Toyota Music Factory finally opened in September 2017, with ZZ Top as its first act. “We spent $200 million—$80 million from the city, after we put up most of the money up front, but we never lost faith in Irving,” Lazes says. “We had a window of opportunity here, and we took advantage of that.”


“We don’t accept defeat. We just reinvented ourselves. So the cowboys left. So?”

Dirk Burghartz General Manager, Four Seasons Resort

Mayor Rick Stopfer has been in Irving for more than 30 years and has spent more than two decades in various forms of city government. He was on the city council when Jerry Jones brought the Cowboys in 1989. “The Cowboys were very good to us for a long time, and Mr. Jones was very good to work with,” he says. “But when you looked at the stadium, it was an aging asset. We were getting $1.5 million a year on rent, but half of that was going back into maintenance.”

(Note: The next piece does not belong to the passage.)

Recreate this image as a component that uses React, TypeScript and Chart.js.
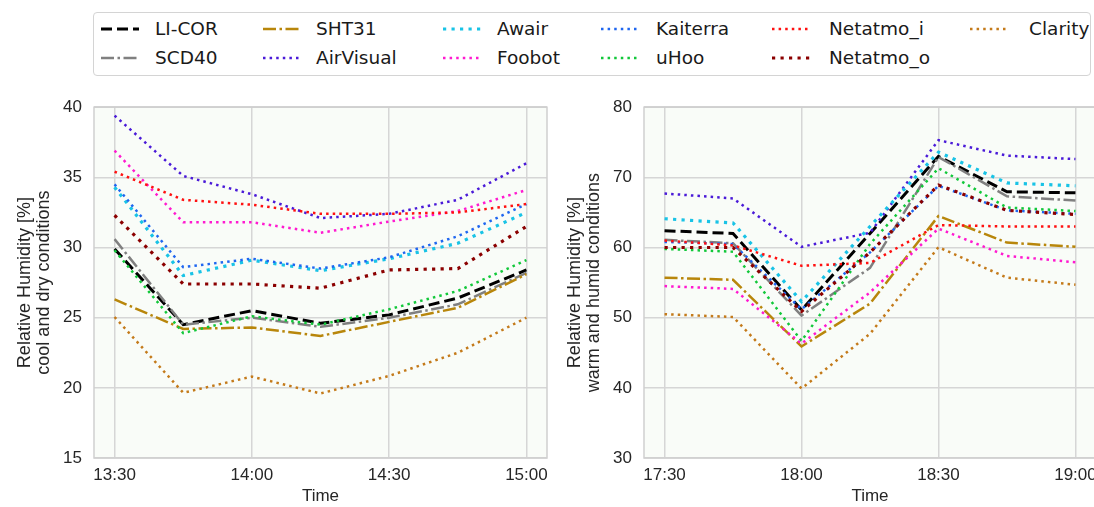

A 2004 Arlington city election passed the funding measure to build the Cowboys a new stadium next to Texas Rangers’ ballpark. There was some talk about Irving using city and tax funds to build something grander, but nothing ever happened, and the Cowboys were gone four years later. Stopfer and other officials focused on giving visitors, residents, and workers a reason to stick around in Irving. “We have 12,000 hotel rooms here, but wanted people to stay in Irving more than just spending the night,” Stopfer says. “We made a decision with the convention center, the entertainment district, and the hotel. It’s a big piece of keeping people here longer, getting them to spend more, and making them want to move and live here.”


As for that 80-acre hole Gast saw when Texas Stadium crumbled? The city leased the site to the Texas Department of Transportation for future projects. In the end, looking for the hole proved to be a winning strategy for Irving, the comeback kid. To use another French term, Laissez les bon temps rouler: Let the good times roll.